Harried on all sides the authorities are turning on the council tenants. Council tenants already pay on average more than either controlled or uncontrolled private tenants (medians of £65, £40 and £56 respectively), they pay on average higher rents than private tenants in proportion to the rateable value of their houses, and their rents have been rising faster. Many of them have paid several times over for their homes – but someone must bear the burden of the vast costs of buying land and putting up new buildings, and paying the interest on both these costs. The GLC is raising its rents by an average of nine shillings over the next three years and introducing a ‘social aid scheme’ (i.e. differential rents). Southwark Council (Labour) is introducing rent increases of up to one pound (with differential rebates), and ten Labour councillors walked out of the meeting in protest when this was announced. The leader of the council who proposed the move was as a consequence forced to resign the chairmanship of Bermondsey Labour Party. Yet, as he said, ‘My party came here with a promise to build 7,000 more dwellings in five years. We can’t build without paying for them’. In Brent-wood (Essex), 500 council tenants met and passed a vote of no confidence in their council, after the third rent rise in 17 months (these are just a few examples, culled – except for the GLC – from one week’s press).
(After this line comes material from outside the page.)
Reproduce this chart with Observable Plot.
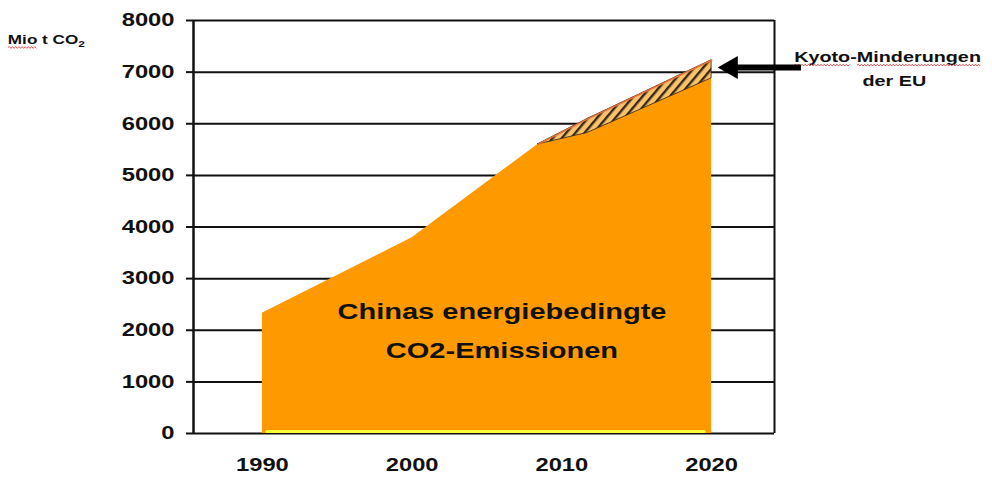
<!DOCTYPE html>
<html>
<head>
<meta charset="utf-8">
<script src="https://cdn.jsdelivr.net/npm/d3@7"></script>
<script src="https://cdn.jsdelivr.net/npm/@observablehq/plot@0.6"></script>
<style>
  html, body { margin: 0; padding: 0; background: #fff; }
  #chart svg { display: block; }
</style>
</head>
<body>
<div id="chart"></div>
<script>
// ---- data ----
const years = [1990, 2000, 2008.4, 2011.7, 2020];
const chinaEmissions = [2330, 3790, 5600, 5820, 6880];

const kyotoYears = [2008.4, 2011.7, 2020];
const kyotoLower = [5600, 5820, 6880];
const kyotoUpper = [5600, 6090, 7230];

const baseYears = [1990.3, 2019.5];
const baseValues = [0, 0];

const yTicks = [0, 1000, 2000, 3000, 4000, 5000, 6000, 7000, 8000];
const xTicks = [1990, 2000, 2010, 2020];
const xDomain = [1985.4, 2024.2];
const yDomain = [0, 8000];

const arrowFromYear = [2025.3];
const arrowToYear = [2020.5];
const arrowValue = [7090];

const unitLabel = "Mio t CO2";
const areaLabel = ["Chinas energiebedingte", "CO2-Emissionen"];
const kyotoLabel = ["Kyoto-Minderungen", "der EU"];

// ---- tables built from the arrays ----
const china = years.map((year, i) => ({year, value: chinaEmissions[i]}));
const kyoto = kyotoYears.map((year, i) => ({year, lo: kyotoLower[i], hi: kyotoUpper[i]}));
const base = baseYears.map((year, i) => ({year, value: baseValues[i]}));
const arrow = arrowFromYear.map((from, i) => ({from, to: arrowToYear[i], value: arrowValue[i]}));

const bold = {fontWeight: "bold", fill: "#111"};

const chart = Plot.plot({
  width: 992,
  height: 477,
  marginLeft: 193,
  marginRight: 218,
  marginTop: 20,
  marginBottom: 44,
  x: {domain: xDomain, label: null},
  y: {domain: yDomain, label: null},
  style: {fontFamily: "'Liberation Sans', Arial, sans-serif", background: "#fff", color: "#111", overflow: "visible"},
  marks: [
    Plot.ruleY(yTicks, {stroke: "#111", strokeWidth: 2}),
    Plot.areaY(china, {x: "year", y: "value", fill: "#ff9900"}),
    Plot.areaY(kyoto, {x: "year", y1: "lo", y2: "hi", fill: "url(#kyoto-hatch)", stroke: "#2a1a08", strokeWidth: 0.8}),
    Plot.lineY(kyoto, {x: "year", y: "hi", stroke: "#e8703a", strokeWidth: 1.6}),
    Plot.lineY(base, {x: "year", y: "value", stroke: "#ffff33", strokeWidth: 3, dy: -2}),
    Plot.ruleX([xDomain[0]], {y1: yDomain[0], y2: yDomain[1], stroke: "#111", strokeWidth: 2.5}),
    Plot.ruleX([xDomain[1]], {y1: yDomain[0], y2: yDomain[1], stroke: "#111", strokeWidth: 2}),
    Plot.axisY({ticks: yTicks, tickSize: 7, tickPadding: 12, fontSize: 18, ...bold, stroke: "#111", strokeWidth: 2, tickFormat: d => String(d), label: null}),
    Plot.axisX({ticks: xTicks, tickSize: 0, tickPadding: 25, fontSize: 18, ...bold, tickFormat: d => String(d), label: null}),
    Plot.text([areaLabel[0]], {x: 2006, y: 2345, text: d => d, fontSize: 22, ...bold}),
    Plot.text([areaLabel[1]], {x: 2006, y: 1608, text: d => d, fontSize: 22, ...bold}),
    Plot.text([kyotoLabel[0]], {x: 2031.75, y: 7287, text: d => d, fontSize: 15, ...bold, className: "kyoto-label"}),
    Plot.text([kyotoLabel[1]], {x: 2032.2, y: 6822, text: d => d, fontSize: 15, ...bold}),
    Plot.text([unitLabel], {x: 1973.0, y: 7616, text: d => d, fontSize: 13, textAnchor: "start", ...bold, className: "unit-label"}),
    Plot.link(arrow, {x1: "from", x2: "to", y1: "value", y2: "value", stroke: "#000", strokeWidth: 6, dx: 10}),
    Plot.dot(arrow, {x: "to", y: "value", symbol: "triangle", r: 8.6, rotate: -90, fill: "#000", dx: 12})
  ]
});

document.getElementById("chart").appendChild(chart);

const svg = d3.select(chart);

// hatch pattern for the Kyoto reduction wedge
const defs = svg.insert("defs", ":first-child");
const pat = defs.append("pattern")
  .attr("id", "kyoto-hatch")
  .attr("patternUnits", "userSpaceOnUse")
  .attr("width", 7).attr("height", 7)
  .attr("patternTransform", "rotate(40)");
pat.append("rect").attr("width", 7).attr("height", 7).attr("fill", "#f8c36c");
pat.append("rect").attr("width", 2.4).attr("height", 7).attr("fill", "#3a2812");

// unit label with subscript
svg.selectAll(".unit-label text").each(function() {
  const t = d3.select(this);
  t.text(null);
  t.append("tspan").text("Mio t CO");
  t.append("tspan").text("2").attr("font-size", 9).attr("dy", 3);
});

// the reference's text is horizontally stretched
const S = 1.32;
svg.selectAll("text").each(function() {
  const bb = this.getBBox();
  const anchor = getComputedStyle(this).textAnchor;
  const px = anchor === "end" ? bb.x + bb.width : anchor === "middle" ? bb.x + bb.width / 2 : bb.x;
  const t = this.getAttribute("transform") || "";
  this.setAttribute("transform", `${t} translate(${px},0) scale(${S},1) translate(${-px},0)`);
});

// red wavy spell-check underlines, as in the reference
function wavy(textEl, from, to) {
  const a = textEl.getStartPositionOfChar(from);
  const b = textEl.getEndPositionOfChar(to);
  const y = a.y + 3;
  let d = `M${a.x},${y}`;
  let up = true;
  for (let x = a.x + 1.2; x <= b.x; x += 1.2) { d += `L${x},${y + (up ? -0.9 : 0.9)}`; up = !up; }
  d3.select(textEl.parentNode).append("path")
    .attr("d", d)
    .attr("fill", "none")
    .attr("stroke", "#d83030")
    .attr("stroke-width", 0.7)
    .attr("transform", textEl.getAttribute("transform"));
}
svg.selectAll(".unit-label text").each(function() { wavy(this, 0, 2); });
svg.selectAll(".kyoto-label text").each(function() { wavy(this, 0, 4); wavy(this, 6, 16); });
</script>
</body>
</html>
It is beginning to appear now as if the Rent Act will have only a marginal effect and only on the worst excesses – for the Minister is coming round to the view that a ‘fair rent’ is that which is normally being paid in an area (as opposed to that currently being asked for vacant properties).
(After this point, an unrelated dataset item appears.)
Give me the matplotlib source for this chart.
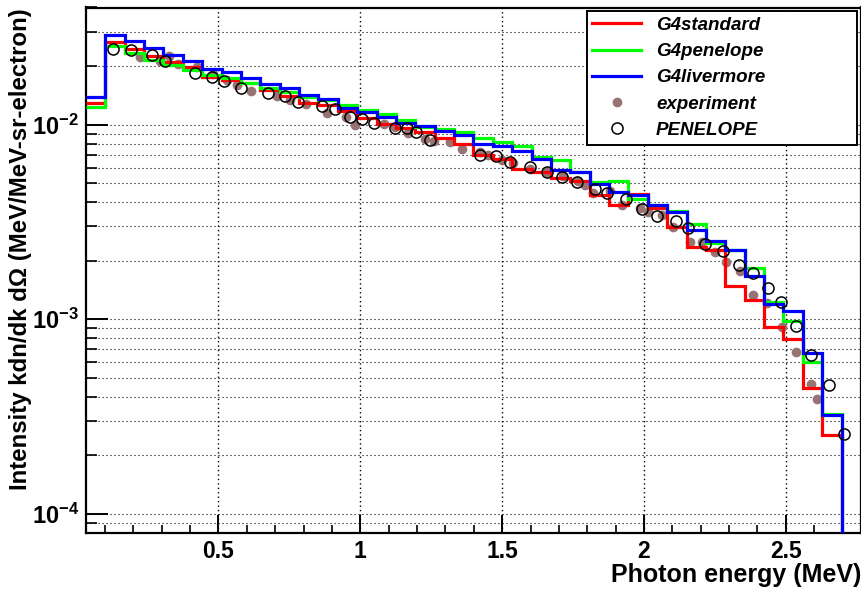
import numpy as np
import matplotlib
matplotlib.use("Agg")
import matplotlib.pyplot as plt
from matplotlib.ticker import FixedLocator, NullFormatter, FuncFormatter, MultipleLocator, LogLocator
from matplotlib.lines import Line2D

plt.rcParams['font.family'] = ['Liberation Sans', 'DejaVu Sans']
plt.rcParams['font.weight'] = 'bold'
plt.rcParams['mathtext.fontset'] = 'custom'
plt.rcParams['mathtext.rm'] = 'Liberation Sans:bold'
plt.rcParams['mathtext.bf'] = 'Liberation Sans:bold'
plt.rcParams['mathtext.it'] = 'Liberation Sans:bold:italic'

# ---- data ----
hist_range = (0.033, 2.765)
n_bins = 40

g4standard = [0.01285, 0.02667, 0.02455, 0.02252, 0.02104, 0.01989, 0.01762, 0.01694,
              0.01629, 0.01505, 0.01410, 0.01298, 0.01260, 0.01173, 0.01076, 0.01002,
              0.00956, 0.00912, 0.00849, 0.00791, 0.00697, 0.00670, 0.00590, 0.00572,
              0.00534, 0.00512, 0.00434, 0.00385, 0.00442, 0.00374, 0.00297, 0.00236,
              0.00227, 0.00149, 0.00126, 0.000911, 0.000793, 0.000444, 0.000254, 0.0]
g4penelope = [0.01226, 0.02550, 0.02325, 0.02148, 0.02024, 0.01908, 0.01798, 0.01729,
              0.01641, 0.01547, 0.01479, 0.01390, 0.01337, 0.01260, 0.01187, 0.01128,
              0.01055, 0.00971, 0.00948, 0.00918, 0.00849, 0.00810, 0.00778, 0.00683,
              0.00657, 0.00572, 0.00508, 0.00512, 0.00414, 0.00385, 0.00361, 0.00307,
              0.00246, 0.00226, 0.00184, 0.00122, 0.000978, 0.000601, 0.000326, 0.0]
g4livermore = [0.01390, 0.02899, 0.02683, 0.02467, 0.02279, 0.02135, 0.01935, 0.01859,
               0.01735, 0.01626, 0.01542, 0.01414, 0.01353, 0.01212, 0.01160, 0.01097,
               0.01014, 0.00982, 0.00926, 0.00883, 0.00800, 0.00778, 0.00731, 0.00665,
               0.00583, 0.00569, 0.00498, 0.00451, 0.00434, 0.00388, 0.00356, 0.00286,
               0.00251, 0.00226, 0.00167, 0.00120, 0.00110, 0.000672, 0.000322, 0.0]

exp_E = [0.224, 0.295, 0.327, 0.358, 0.425, 0.482, 0.531, 0.566, 0.616, 0.707, 0.753,
         0.809, 0.883, 0.950, 0.982, 1.084, 1.123, 1.169, 1.229, 1.260, 1.317, 1.359,
         1.422, 1.450, 1.500, 1.539, 1.598, 1.658, 1.715, 1.767, 1.792, 1.820, 1.880,
         1.923, 1.986, 2.014, 2.063, 2.102, 2.162, 2.204, 2.250, 2.289, 2.338, 2.384,
         2.433, 2.486, 2.536, 2.588, 2.610]
exp_I = [0.02233, 0.02130, 0.02241, 0.02048, 0.01984, 0.01820, 0.01694, 0.01597, 0.01487,
         0.01402, 0.01337, 0.01275, 0.01146, 0.01093, 0.00994, 0.01006, 0.00971, 0.00904,
         0.00842, 0.00822, 0.00813, 0.00748, 0.00722, 0.00697, 0.00657, 0.00632, 0.00590,
         0.00569, 0.00543, 0.00512, 0.00488, 0.00444, 0.00455, 0.00385, 0.00372, 0.00355,
         0.00342, 0.00297, 0.00249, 0.00249, 0.00221, 0.00196, 0.00178, 0.00133, 0.00121,
         0.000907, 0.000675, 0.000467, 0.000391]

pen_E = [0.127, 0.192, 0.266, 0.313, 0.416, 0.477, 0.521, 0.579, 0.673, 0.735, 0.780,
         0.865, 0.911, 0.962, 1.006, 1.050, 1.123, 1.164, 1.197, 1.246, 1.421, 1.478,
         1.528, 1.598, 1.659, 1.710, 1.763, 1.826, 1.869, 1.937, 1.992, 2.045, 2.113,
         2.156, 2.215, 2.277, 2.334, 2.384, 2.436, 2.483, 2.536, 2.589, 2.653, 2.705]
pen_I = [0.02438, 0.02417, 0.02279, 0.02122, 0.01848, 0.01762, 0.01675, 0.01547, 0.01458,
         0.01407, 0.01311, 0.01250, 0.01197, 0.01089, 0.01067, 0.01014, 0.00963, 0.00956,
         0.00918, 0.00832, 0.00702, 0.00693, 0.00646, 0.00607, 0.00572, 0.00539, 0.00510,
         0.00467, 0.00446, 0.00414, 0.00370, 0.00339, 0.00320, 0.00296, 0.00243, 0.00224,
         0.00189, 0.00173, 0.00144, 0.00122, 0.000918, 0.000653, 0.000458, 0.000257]

x_major = [0.5, 1.0, 1.5, 2.0, 2.5]
x_major_labels = ['0.5', '1', '1.5', '2', '2.5']
y_major = [1e-4, 1e-3, 1e-2]

# ---- figure ----
fig = plt.figure(figsize=(8.62, 5.92), dpi=100)
ax = fig.add_axes([86 / 862, 59.3 / 592, 775 / 862, 525.2 / 592])
ax.set_yscale('log')

edges = np.linspace(hist_range[0], hist_range[1], n_bins + 1)

ax.plot(exp_E, exp_I, 'o', color='#987373', markersize=7, markeredgewidth=0,
        zorder=2, label='experiment')
ax.stairs(g4standard, edges, color='#ff0000', lw=2.3, baseline=None, zorder=3,
          label='G4standard')
ax.stairs(g4penelope, edges, color='#00ff00', lw=2.3, baseline=None, zorder=3,
          label='G4penelope')
ax.stairs(g4livermore, edges, color='#0000ff', lw=2.3, baseline=None, zorder=3,
          label='G4livermore')
ax.plot(pen_E, pen_I, 'o', mfc='none', mec='black', markersize=8, markeredgewidth=1.1,
        zorder=4, label='PENELOPE')

ax.set_xlim(*hist_range)
ax.set_ylim(8e-5, 0.04)

# ticks
ax.xaxis.set_major_locator(FixedLocator(x_major))
ax.set_xticklabels(x_major_labels)
ax.xaxis.set_minor_locator(MultipleLocator(0.1))
ax.yaxis.set_major_locator(FixedLocator(y_major))
ax.yaxis.set_minor_locator(LogLocator(base=10, subs=np.arange(2, 10)))
ax.yaxis.set_minor_formatter(NullFormatter())
ax.yaxis.set_major_formatter(FuncFormatter(
    lambda v, p: r'$\mathbf{10^{%d}}$' % int(round(np.log10(v)))))

ax.tick_params(axis='x', which='major', direction='in', length=13, width=1.4,
               labelsize=16.5, pad=5, top=False)
ax.tick_params(axis='x', which='minor', direction='in', length=6, width=1.2, top=False)
ax.tick_params(axis='y', which='major', direction='in', length=16, width=1.4,
               labelsize=17, pad=5, right=False)
ax.tick_params(axis='y', which='minor', direction='in', length=8, width=1.2, right=False)
for lab in ax.get_xticklabels() + ax.get_yticklabels():
    lab.set_fontweight('bold')

for sp in ax.spines.values():
    sp.set_linewidth(1.6)

ax.grid(True, which='major', axis='x', color='black', linestyle=(0, (1, 2.2)), lw=1.0)
ax.grid(True, which='both', axis='y', color='black', linestyle=(0, (1, 2.6)), lw=0.8)
ax.set_axisbelow(True)

fig.text(861 / 862, 1 - 575 / 592, 'Photon energy (MeV)', ha='right', va='center',
         fontsize=18, fontweight='bold')
fig.text(21 / 862, 1 - 8 / 592, 'Intensity kdn/dk d\u03a9 (MeV/MeV-sr-electron)',
         ha='center', va='top', rotation=90, fontsize=17.3, fontweight='bold')

order = ['G4standard', 'G4penelope', 'G4livermore', 'experiment', 'PENELOPE']
leg_handles = [Line2D([], [], color='#ff0000', lw=2.3),
               Line2D([], [], color='#00ff00', lw=2.3),
               Line2D([], [], color='#0000ff', lw=2.3),
               Line2D([], [], ls='none', marker='o', color='#987373', markersize=7,
                      markeredgewidth=0),
               Line2D([], [], ls='none', marker='o', mfc='none', mec='black',
                      markersize=8, markeredgewidth=1.1)]
leg = ax.legend(leg_handles, order, loc='upper left', mode='expand',
                bbox_to_anchor=(586.7 / 862, (592 - 141.7) / 592, (857.3 - 586.7) / 862, 130.7 / 592),
                bbox_transform=fig.transFigure, borderaxespad=0, fancybox=False,
                framealpha=1, edgecolor='black', handlelength=2.6, handletextpad=0.8,
                borderpad=0.3, labelspacing=0.49,
                prop={'family': 'Liberation Sans', 'weight': 'bold', 'style': 'italic', 'size': 13.5})
leg.get_frame().set_linewidth(1.4)
leg.set_zorder(10)

fig.savefig('out.png', dpi=100)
‘The objective is at any rate, far less distasteful than what might have been assumed before the election ... It is difficult to believe that if really fair rents are fixed ... something like 300,000 tenants will have their rents reduced, as suggested by one Government spokesman’ (Estates Gazette).

Rents go up, mortgages go up. Council and owner-occupied houses are both squeezed; private lettings get only a marginal relief in rent and no significant new constructions are to be undertaken. In the first quarter of this year, the total figures for dwellings built were some 7,000 up on the same quarter last year. In the second quarter, the increase was only 2,000 on the parallel quarter. With the introduction of the latest squeeze it seems doubtful if even last year’s total of houses built will be reached by the end of 1965.
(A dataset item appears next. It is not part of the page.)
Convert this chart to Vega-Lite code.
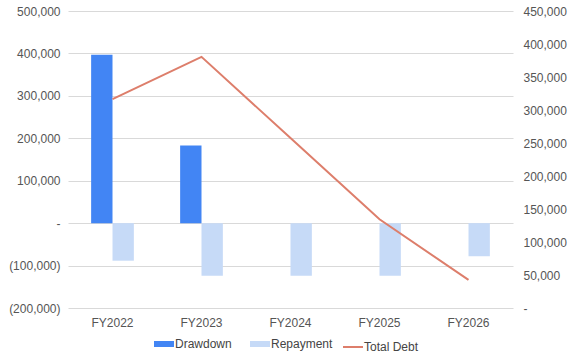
{
  "$schema": "https://vega.github.io/schema/vega-lite/v6.json",
  "autosize": {"type": "none"},
  "padding": {"left": 68, "top": 11, "right": 60, "bottom": 53},
  "width": 445,
  "height": 297,
  "config": {
    "font": "Liberation Sans",
    "view": {"stroke": null},
    "axis": {"labelFont": "Liberation Sans", "labelFontSize": 12, "labelColor": "#555555", "ticks": false, "domain": false, "title": null}
  },
  "data": {
    "values": [
      {"fy": "FY2022", "series": "Drawdown", "value": 397000},
      {"fy": "FY2022", "series": "Repayment", "value": -88500},
      {"fy": "FY2023", "series": "Drawdown", "value": 183000},
      {"fy": "FY2023", "series": "Repayment", "value": -124000},
      {"fy": "FY2024", "series": "Drawdown", "value": 0},
      {"fy": "FY2024", "series": "Repayment", "value": -124000},
      {"fy": "FY2025", "series": "Drawdown", "value": 0},
      {"fy": "FY2025", "series": "Repayment", "value": -124000},
      {"fy": "FY2026", "series": "Drawdown", "value": 0},
      {"fy": "FY2026", "series": "Repayment", "value": -78000},
      {"fy": "FY2022", "series": "Total Debt", "value": 316500},
      {"fy": "FY2023", "series": "Total Debt", "value": 380500},
      {"fy": "FY2024", "series": "Total Debt", "value": 257500},
      {"fy": "FY2025", "series": "Total Debt", "value": 134500},
      {"fy": "FY2026", "series": "Total Debt", "value": 42500}
    ]
  },
  "encoding": {
    "x": {
      "field": "fy", "type": "nominal", "sort": null,
      "scale": {"paddingInner": 0.52, "paddingOuter": 0.26},
      "axis": {"labelAngle": 0, "labelPadding": 9, "grid": false}
    },
    "color": {
      "field": "series", "type": "nominal",
      "scale": {"domain": ["Drawdown", "Repayment", "Total Debt"], "range": ["#4285F4", "#C6DAF7", "#DD7E6B"]},
      "legend": {
        "title": null, "orient": "none", "legendX": 90, "legendY": 327, "direction": "horizontal",
        "symbolType": "stroke", "symbolSize": 400, "labelFontSize": 12, "labelColor": "#444444",
        "labelFont": "Liberation Sans", "labelOffset": 5, "columnPadding": 6,
        "encode": {
          "symbols": {
            "update": {
              "stroke": {"signal": "scale('color', datum.value)"},
              "strokeWidth": {"signal": "datum.value == 'Total Debt' ? 2 : 6"},
              "opacity": {"value": 1}
            }
          }
        }
      }
    }
  },
  "layer": [
    {
      "transform": [{"filter": "datum.series != 'Total Debt'"}],
      "mark": {"type": "bar"},
      "encoding": {
        "xOffset": {"field": "series", "type": "nominal", "scale": {"domain": ["Drawdown", "Repayment"], "paddingInner": 0, "paddingOuter": 0}},
        "y": {
          "field": "value", "type": "quantitative",
          "scale": {"domain": [-200000, 500000], "nice": false},
          "axis": {
            "values": [-200000, -100000, 0, 100000, 200000, 300000, 400000, 500000],
            "grid": true, "gridColor": "#d9d9d9", "labelPadding": 8,
            "labelExpr": "datum.value == 0 ? '-' : (datum.value < 0 ? '(' + format(-datum.value, ',') + ')' : format(datum.value, ','))"
          }
        }
      }
    },
    {
      "transform": [{"filter": "datum.series == 'Total Debt'"}],
      "mark": {"type": "line", "strokeWidth": 2},
      "encoding": {
        "y": {
          "field": "value", "type": "quantitative",
          "scale": {"domain": [0, 450000], "nice": false},
          "axis": {
            "orient": "right",
            "values": [0, 50000, 100000, 150000, 200000, 250000, 300000, 350000, 400000, 450000],
            "grid": false, "labelPadding": 10,
            "labelExpr": "datum.value == 0 ? '-' : format(datum.value, ',')"
          }
        }
      }
    }
  ],
  "resolve": {"scale": {"y": "independent"}}
}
Housing was Labour’s centrepiece offering to the electorate, and it meshed with a deep feehng of frustration amongst people – popular support is theoretically overwhelming if the Government had chosen to make housing the centrepiece of its administrative policies as it was of its electoral programme. It chose, by contrast, to accept the City’s interpretation of the ‘possible’; it became, for The Economist, ‘Lord Cromer’s Poodle’ – City profits, profits on industrial activity, expenditure on services designed to help industry, to keep out immigrants or improve the police, and, above all, the futility of defence: all these came before housing in the list of priorities. The Labour leadership traded on popular frustration with, what seems now, cynical carelessness – anything was possible so long as the vote rolled in. Yet what it offered, it was not prepared even to try for – it has been shifted out of its promises with an ease hardly comprehensible, given the ordinary mythology of democratic pledges. All it has offered is the cry of ‘Wolf’, used by every Tory Government to escape doing anything which did not contribute to private profit. Wilson did not ‘fail’ because it is clear he did not try.